[Figure scripts]
--- Begin ---

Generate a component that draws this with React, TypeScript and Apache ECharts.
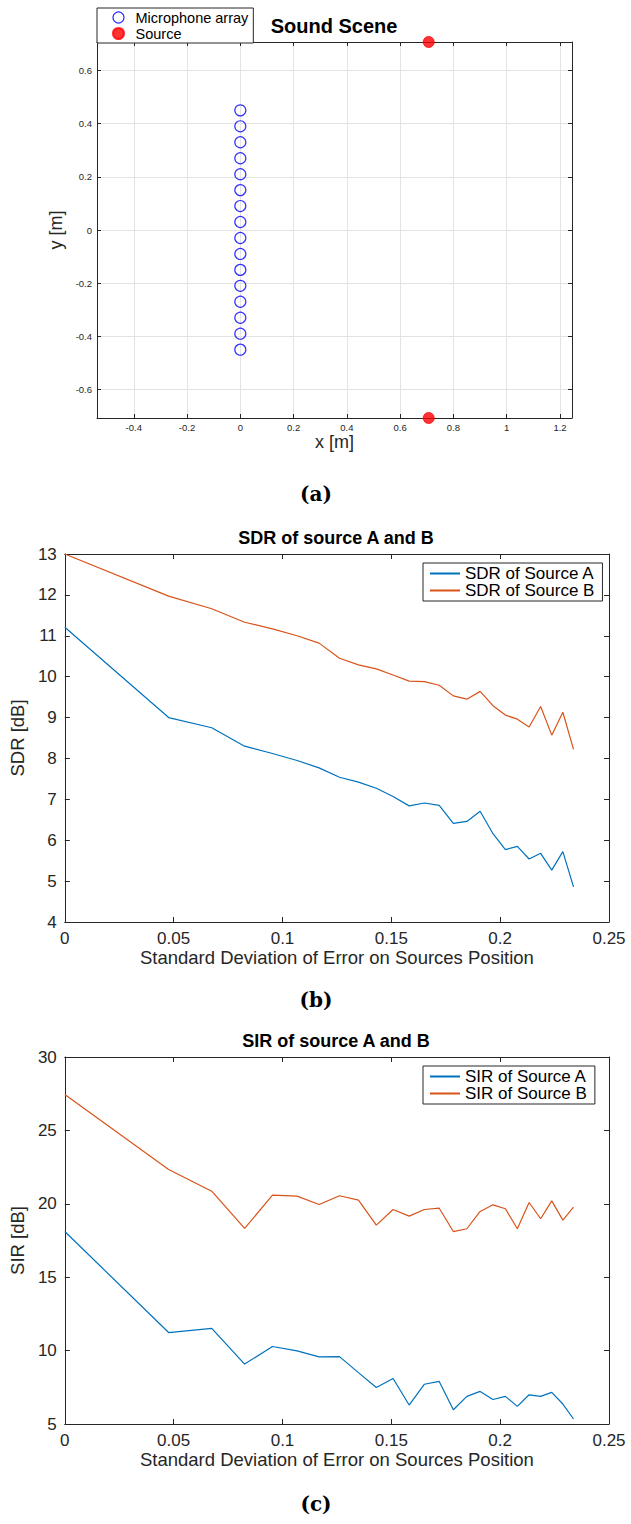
import React, { useEffect, useRef } from 'react';
import * as echarts from 'echarts';

// Sound scene geometry
const micX = 0;
const micY = [0.45, 0.39, 0.33, 0.27, 0.21, 0.15, 0.09, 0.03, -0.03, -0.09, -0.15, -0.21, -0.27, -0.33, -0.39, -0.45];
const sourceX = [0.7071, 0.7071];
const sourceY = [0.7071, -0.7071];
const sceneXTicks = [-0.4, -0.2, 0, 0.2, 0.4, 0.6, 0.8, 1, 1.2];
const sceneYTicks = [-0.6, -0.4, -0.2, 0, 0.2, 0.4, 0.6];

// Separation metrics vs. standard deviation of the position error
const stdError = [0, 0.0477, 0.0675, 0.0826, 0.0954, 0.1067, 0.1168, 0.1262, 0.1349, 0.1431, 0.1508, 0.1582, 0.1652, 0.172, 0.1785, 0.1847, 0.1908, 0.1967, 0.2024, 0.2079, 0.2133, 0.2186, 0.2237, 0.2288, 0.2337];
const sdrA = [11.21, 9.0, 8.75, 8.3, 8.12, 7.95, 7.77, 7.54, 7.42, 7.27, 7.07, 6.84, 6.91, 6.85, 6.41, 6.46, 6.71, 6.16, 5.77, 5.85, 5.54, 5.68, 5.27, 5.72, 4.86];
const sdrB = [13.0, 11.97, 11.66, 11.33, 11.17, 11.0, 10.82, 10.45, 10.29, 10.19, 10.04, 9.89, 9.88, 9.79, 9.53, 9.45, 9.64, 9.29, 9.06, 8.96, 8.77, 9.27, 8.57, 9.13, 8.22];
const sirA = [18.11, 11.23, 11.52, 9.08, 10.28, 9.98, 9.57, 9.59, 8.5, 7.49, 8.1, 6.29, 7.71, 7.9, 5.97, 6.88, 7.22, 6.67, 6.88, 6.2, 6.99, 6.88, 7.15, 6.36, 5.34];
const sirB = [27.45, 22.34, 20.86, 18.32, 20.59, 20.52, 19.95, 20.55, 20.25, 18.55, 19.61, 19.16, 19.61, 19.7, 18.11, 18.3, 19.48, 19.93, 19.66, 18.3, 20.09, 18.98, 20.2, 18.89, 19.77];

const FONT = '"Liberation Sans", Arial, Helvetica, sans-serif';
const AXIS = '#262626';
const BLUE = '#0072BD';
const ORANGE = '#D95319';

const pairs = (xs: number[], ys: number[]) => xs.map((x, i) => [x, ys[i]]);

function sceneAxis(kind: 'x' | 'y', position: string, showLabel: boolean, name?: string) {
  const ticks = kind === 'x' ? sceneXTicks : sceneYTicks;
  return {
    type: 'value',
    gridIndex: 0,
    position,
    min: kind === 'x' ? -0.538 : -0.7071,
    max: kind === 'x' ? 1.245 : 0.7071,
    axisLine: { show: true, onZero: false, lineStyle: { color: AXIS, width: 1 } },
    axisTick: { show: true, inside: true, length: 4, customValues: ticks, lineStyle: { color: AXIS } },
    axisLabel: {
      show: showLabel,
      customValues: ticks,
      fontSize: 9.5,
      fontFamily: FONT,
      color: AXIS,
      margin: kind === 'x' ? 4 : 5,
    },
    splitLine: { show: showLabel, lineStyle: { color: '#e3e3e3', width: 1 } },
    name,
    nameLocation: 'middle',
    nameGap: kind === 'x' ? 13 : 17,
    nameTextStyle: { fontSize: 18, fontFamily: FONT, color: AXIS },
  };
}

function metricAxis(
  grid: number,
  position: string,
  min: number,
  max: number,
  interval: number,
  showLabel: boolean,
  name?: string,
) {
  const horizontal = position === 'bottom' || position === 'top';
  return {
    type: 'value',
    gridIndex: grid,
    position,
    min,
    max,
    interval,
    axisLine: { show: true, onZero: false, lineStyle: { color: AXIS, width: 1 } },
    axisTick: { show: true, inside: true, length: 5, lineStyle: { color: AXIS } },
    axisLabel: {
      show: showLabel,
      fontSize: 17,
      fontFamily: FONT,
      color: AXIS,
      margin: 8,
    },
    splitLine: { show: false },
    name,
    nameLocation: 'middle',
    nameGap: horizontal ? 26 : 28,
    nameTextStyle: { fontSize: 18.5, fontFamily: FONT, color: AXIS },
  };
}

function metricLegend(top: number, names: string[]) {
  return {
    orient: 'vertical',
    left: 423,
    top,
    width: 177,
    selectedMode: false,
    padding: [2, 8, 2, 6],
    itemGap: 0,
    itemWidth: 30,
    itemHeight: 2,
    itemStyle: { opacity: 0 },
    backgroundColor: '#fff',
    borderColor: AXIS,
    borderWidth: 1,
    borderRadius: 0,
    textStyle: { fontSize: 17, fontFamily: FONT, color: '#000', lineHeight: 17 },
    data: names,
  };
}

function lineSeries(name: string, x: number, ys: number[], color: string) {
  return {
    type: 'line',
    name,
    xAxisIndex: x,
    yAxisIndex: x,
    data: pairs(stdError, ys),
    symbol: 'none',
    lineStyle: { color, width: 1.2 },
    itemStyle: { color },
  };
}

function caption(text: string, y: number) {
  return {
    type: 'text',
    x: 316,
    y,
    style: {
      text,
      font: 'bold 20px "DejaVu Serif", serif',
      fill: '#000',
      textAlign: 'center',
      textVerticalAlign: 'middle',
    },
  };
}

function heading(text: string, x: number, y: number, size: number) {
  return {
    type: 'text',
    x,
    y,
    style: {
      text,
      font: `bold ${size}px ${FONT}`,
      fill: '#000',
      textAlign: 'center',
      textVerticalAlign: 'middle',
    },
  };
}

export default function App() {
  const ref = useRef<HTMLDivElement>(null);

  useEffect(() => {
    if (!ref.current) return;
    const chart = echarts.init(ref.current, undefined, { renderer: 'svg' });
    chart.setOption({
      animation: false,
      backgroundColor: '#fff',
      grid: [
        { left: 97, top: 42, width: 475, height: 376, containLabel: false },
        { left: 63, top: 554, width: 546, height: 368, containLabel: false },
        { left: 63, top: 1057, width: 546, height: 367, containLabel: false },
      ],
      xAxis: [
        sceneAxis('x', 'bottom', true, 'x [m]'),
        sceneAxis('x', 'top', false),
        metricAxis(1, 'bottom', 0, 0.25, 0.05, true, 'Standard Deviation of Error on Sources Position'),
        metricAxis(1, 'top', 0, 0.25, 0.05, false),
        metricAxis(2, 'bottom', 0, 0.25, 0.05, true, 'Standard Deviation of Error on Sources Position'),
        metricAxis(2, 'top', 0, 0.25, 0.05, false),
      ],
      yAxis: [
        sceneAxis('y', 'left', true, 'y [m]'),
        sceneAxis('y', 'right', false),
        metricAxis(1, 'left', 4, 13, 1, true, 'SDR [dB]'),
        metricAxis(1, 'right', 4, 13, 1, false),
        metricAxis(2, 'left', 5, 30, 5, true, 'SIR [dB]'),
        metricAxis(2, 'right', 5, 30, 5, false),
      ],
      legend: [
        {
          orient: 'vertical',
          left: 97,
          top: 8,
          selectedMode: false,
          padding: [2, 5, 2, 15],
          itemGap: 1,
          itemWidth: 24,
          itemHeight: 11,
          backgroundColor: '#fff',
          borderColor: AXIS,
          borderWidth: 1,
          textStyle: { fontSize: 14.5, fontFamily: FONT, color: '#000', lineHeight: 15 },
          data: [
            {
              name: 'Microphone array',
              icon: 'circle',
              itemStyle: { color: 'rgba(0,0,0,0)', borderColor: '#0000ff', borderWidth: 1.2 },
            },
            { name: 'Source', icon: 'circle', itemStyle: { color: '#ff0000', borderColor: '#ff0000' } },
          ],
        },
        metricLegend(563, ['SDR of Source A', 'SDR of Source B']),
        metricLegend(1066, ['SIR of Source A', 'SIR of Source B']),
      ],
      series: [
        {
          type: 'scatter',
          name: 'Microphone array',
          xAxisIndex: 0,
          yAxisIndex: 0,
          data: micY.map((y) => [micX, y]),
          symbol: 'circle',
          symbolSize: 11,
          clip: false,
          itemStyle: { color: 'rgba(0,0,0,0)', borderColor: '#0000ff', borderWidth: 1.2 },
        },
        {
          type: 'scatter',
          name: 'Source',
          xAxisIndex: 0,
          yAxisIndex: 0,
          data: pairs(sourceX, sourceY),
          symbol: 'circle',
          symbolSize: 11,
          clip: false,
          itemStyle: { color: '#ff0000', borderColor: '#ff0000', borderWidth: 1 },
        },
        lineSeries('SDR of Source A', 2, sdrA, BLUE),
        lineSeries('SDR of Source B', 2, sdrB, ORANGE),
        lineSeries('SIR of Source A', 4, sirA, BLUE),
        lineSeries('SIR of Source B', 4, sirB, ORANGE),
      ],
      graphic: [
        heading('Sound Scene', 334, 26, 20),
        heading('SDR of source A and B', 336, 538, 18),
        heading('SIR of source A and B', 336, 1041, 18),
        caption('(a)', 494),
        caption('(b)', 1000),
        caption('(c)', 1504),
      ],
    });
    return () => chart.dispose();
  }, []);

  return (
    <div
      ref={ref}
      style={{ position: 'absolute', left: 0, top: 0, width: 631, height: 1524, background: '#fff' }}
    />
  );
}
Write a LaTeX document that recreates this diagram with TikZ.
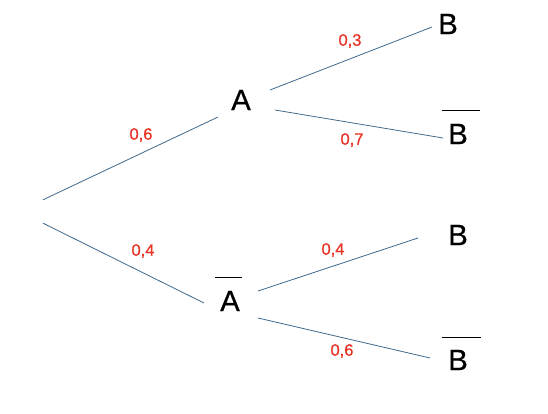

--- End ---

**Written instruction**: Starting at the first line of the entries, restate word for word everything through the line that holds "const pairs = (xs: number[], ys: number[])", both ends included, but omit any pictures.

**Written response**:
Generate a component that draws this with React, TypeScript and Apache ECharts.
import React, { useEffect, useRef } from 'react';
import * as echarts from 'echarts';

// Sound scene geometry
const micX = 0;
const micY = [0.45, 0.39, 0.33, 0.27, 0.21, 0.15, 0.09, 0.03, -0.03, -0.09, -0.15, -0.21, -0.27, -0.33, -0.39, -0.45];
const sourceX = [0.7071, 0.7071];
const sourceY = [0.7071, -0.7071];
const sceneXTicks = [-0.4, -0.2, 0, 0.2, 0.4, 0.6, 0.8, 1, 1.2];
const sceneYTicks = [-0.6, -0.4, -0.2, 0, 0.2, 0.4, 0.6];

// Separation metrics vs. standard deviation of the position error
const stdError = [0, 0.0477, 0.0675, 0.0826, 0.0954, 0.1067, 0.1168, 0.1262, 0.1349, 0.1431, 0.1508, 0.1582, 0.1652, 0.172, 0.1785, 0.1847, 0.1908, 0.1967, 0.2024, 0.2079, 0.2133, 0.2186, 0.2237, 0.2288, 0.2337];
const sdrA = [11.21, 9.0, 8.75, 8.3, 8.12, 7.95, 7.77, 7.54, 7.42, 7.27, 7.07, 6.84, 6.91, 6.85, 6.41, 6.46, 6.71, 6.16, 5.77, 5.85, 5.54, 5.68, 5.27, 5.72, 4.86];
const sdrB = [13.0, 11.97, 11.66, 11.33, 11.17, 11.0, 10.82, 10.45, 10.29, 10.19, 10.04, 9.89, 9.88, 9.79, 9.53, 9.45, 9.64, 9.29, 9.06, 8.96, 8.77, 9.27, 8.57, 9.13, 8.22];
const sirA = [18.11, 11.23, 11.52, 9.08, 10.28, 9.98, 9.57, 9.59, 8.5, 7.49, 8.1, 6.29, 7.71, 7.9, 5.97, 6.88, 7.22, 6.67, 6.88, 6.2, 6.99, 6.88, 7.15, 6.36, 5.34];
const sirB = [27.45, 22.34, 20.86, 18.32, 20.59, 20.52, 19.95, 20.55, 20.25, 18.55, 19.61, 19.16, 19.61, 19.7, 18.11, 18.3, 19.48, 19.93, 19.66, 18.3, 20.09, 18.98, 20.2, 18.89, 19.77];

const FONT = '"Liberation Sans", Arial, Helvetica, sans-serif';
const AXIS = '#262626';
const BLUE = '#0072BD';
const ORANGE = '#D95319';

const pairs = (xs: number[], ys: number[]) => xs.map((x, i) => [x, ys[i]]);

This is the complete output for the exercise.